SHAVKAT MIRZIYOYEV, President of Uzbekistan, noting a global crisis of confidence, reminded about the “Samarkand Solidarity Initiative” aimed at common security and development. He pledged to continue the policy of creating a new Uzbekistan, which is a law-governed, secular, democratic and social State. In April 2023, a referendum on his country’s Constitution led to the adoption of “Uzbekistan 2030”, a national development plan in line with the Sustainable Development Goals. Since 2017, poverty in Uzbekistan has been halved, and it is planned to be reduced to 7 per cent by 2030, he said, proposing to host a world conference in 2024 titled “Social Protection: the Path towards Development” under the auspices of the United Nations.
“For a century, millions of people were forced to pick cotton in Uzbekistan. Thanks to our strong will and determination, now it is all history. Our people have been completely liberated from cotton slavery,” he underscored, citing the constitutional ban on forced labour. He called for intensifying the global fight against forced and child labour. Given that nearly half of Central Asia’s population consists of young people, creating opportunities for that segment has been an utmost importance, he noted, proposing to establish a working group at the United Nations to support youth development in Central Asia. Underlining the importance of equality between men and women, he said that Tashkent is interested in cooperating with the United Nations Entity for Gender Equality and the Empowerment of Women (UN-Women) and proposes to hold an Asian women’s forum in Uzbekistan in 2024.
Speaking about the Aral Sea tragedy, he said that Uzbekistan is doing its best to mitigate its consequences and 1.7 million hectares of green areas with drought-tolerant plants had been created on the dried-up bed of the sea. Over the past 30 years, the region’s air temperature has increased by 1.5°C, which is more than twice the global warming average. It is expected that the per capita water supply will decrease by 25 per cent and agricultural yields by 40 per cent. “Unless we take timely and effective measures, the consequences of these problems will seriously undermine our region's socioeconomic stability,” he warned, calling for the appointment of the Special Representative of the UN Secretary General for Water Resources. He also put forward an initiative to adopt a UN General Assembly resolution titled “Central Asia Facing Global Climate Threats: Solidarity for Common Prosperity” and to discuss it at the International Climate Forum in Samarkand in 2024.
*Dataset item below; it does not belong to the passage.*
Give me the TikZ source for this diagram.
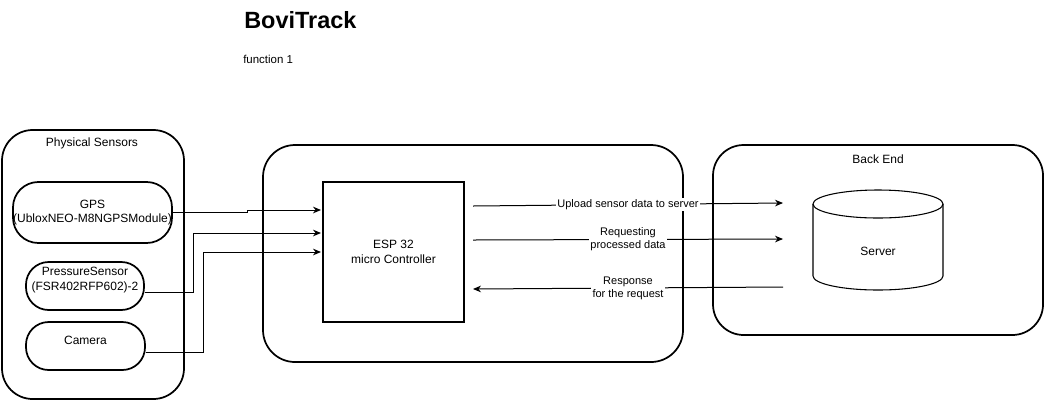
\documentclass[tikz,border=0pt]{standalone}
\usepackage{fontspec}
\setmainfont{Liberation Sans}
\usetikzlibrary{arrows.meta,positioning,calc}

\tikzset{
	group/.style={draw,line width=1.3pt,rounded corners=23pt,inner sep=0pt},
	sensor/.style={draw,line width=1.3pt,rounded corners=17pt,inner sep=0pt},
	link/.style={line width=0.75pt,-{Stealth[length=6pt,width=5pt]}},
	msg/.style={fill=white,inner sep=1pt,font=\fontsize{8.25}{9.75}\selectfont}
}

\begin{document}
\begin{tikzpicture}[x=0.75pt,y=-0.75pt,every node/.style={align=center,font=\fontsize{9}{10.8}\selectfont}]
		\useasboundingbox (0,0) rectangle (1044,401);
		% title
		\node[anchor=base west,inner sep=0pt,font=\fontsize{17.6}{20}\selectfont\bfseries] (title) at (244,28.3) {BoviTrack};
		\node[anchor=base west,inner sep=0pt,font=\fontsize{8.6}{10}\selectfont] (subtitle) at (243,63.3) {function 1};
		% groups
		\node[group,minimum width=136.5pt,minimum height=201.75pt] (sensors) at (93,264.5) {};
		\node (sensorsLbl) at (92,143) {Physical Sensors};
		\node[group,rounded corners=24pt,minimum width=315pt,minimum height=162.75pt] (board) at (473,253.5) {};
		\node[group,minimum width=247.5pt,minimum height=142.5pt] (backend) at (878,240) {};
		\node (backendLbl) at (878,159) {Back End};
		% sensors
		\node[sensor,rounded corners=19pt,minimum width=119.25pt,minimum height=45.75pt] (gps) at (92.5,212.5) {GPS\\(UbloxNEO-M8NGPSModule)};
		\node[sensor,minimum width=88.5pt,minimum height=36pt,text depth=11pt] (pressure) at (85,286) {PressureSensor\\(FSR402RFP602)-2};
		\node[sensor,minimum width=89.25pt,minimum height=36pt,text depth=9pt] (camera) at (85.5,346) {Camera};
		% controller
		\node[draw,line width=0.8pt,minimum width=105.75pt,minimum height=105pt] (esp) at (393.5,252) {ESP 32\\micro Controller};
		% server cylinder
		\draw[line width=0.8pt] (813,204) -- (813,276) arc[start angle=180,end angle=360,x radius=48.75pt,y radius=10.5pt] -- (943,204);
		\draw[line width=0.8pt] (878,204) ellipse [x radius=48.75pt,y radius=10.5pt];
		\node (server) at (878,251) {Server};
		% free ends
		\coordinate (espIn1) at (321,210);
		\coordinate (espIn2) at (321,233);
		\coordinate (espIn3) at (321,252);
		\coordinate (upA) at (473,206);
		\coordinate (upB) at (783,203);
		\coordinate (reqA) at (473,240);
		\coordinate (reqB) at (783,239);
		\coordinate (resA) at (783,287);
		\coordinate (resB) at (473,289);
		% sensor links
		\draw[link] (gps.east) -- (247,212.5) -- (247,210) -- (espIn1);
		\draw[link] ($(pressure.east)+(0,6)$) -| (193,233) -- (espIn2);
		\draw[link] ($(camera.east)+(0,6)$) -| (203,252) -- (espIn3);
		% server links
		\draw[link] (upA) -- node[msg] (upLbl) {Upload sensor data to server} (upB);
		\draw[link] (reqA) -- node[msg] (reqLbl) {Requesting\\processed data} (reqB);
		\draw[link] (resA) -- node[msg] (resLbl) {Response\\for the request} (resB);
	\end{tikzpicture}
\end{document}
He reminded that in March in Tashkent, the Joint Plan of Action for the implementation of the United Nations Global Counter-Terrorism Strategy in Central Asia was adopted. To promote religious tolerance and cooperation at the global level, he proposed establishing in Uzbekistan an international centre for interreligious dialogue and cooperation under the auspices of the United Nations Educational, Scientific and Cultural Organization (UNESCO), as well as to host in 2024 an international conference titled “Islam: a religion of peace and kindness”. He also stressed that developments in Afghanistan directly impact international security. “Leaving Afghanistan again alone with its own problems would be a grave mistake. Ignoring, isolating and imposing sanctions only exacerbates the hardships faced by the ordinary Afghan people,” he warned, adding that humanitarian aid to the Afghan people should not be reduced and calling for the development of mechanisms to utilize Afghanistan’s frozen international assets to address its acute social problems. “We need an open, peaceful and sustainable Afghanistan that is actively engaged in regional cooperation initiatives and is ready for mutually beneficial partnerships with its neighbours and other countries. I believe it is essential that under the leadership of the United Nations, we jointly develop a flexible and constructive approach to the Afghan issue,” he concluded.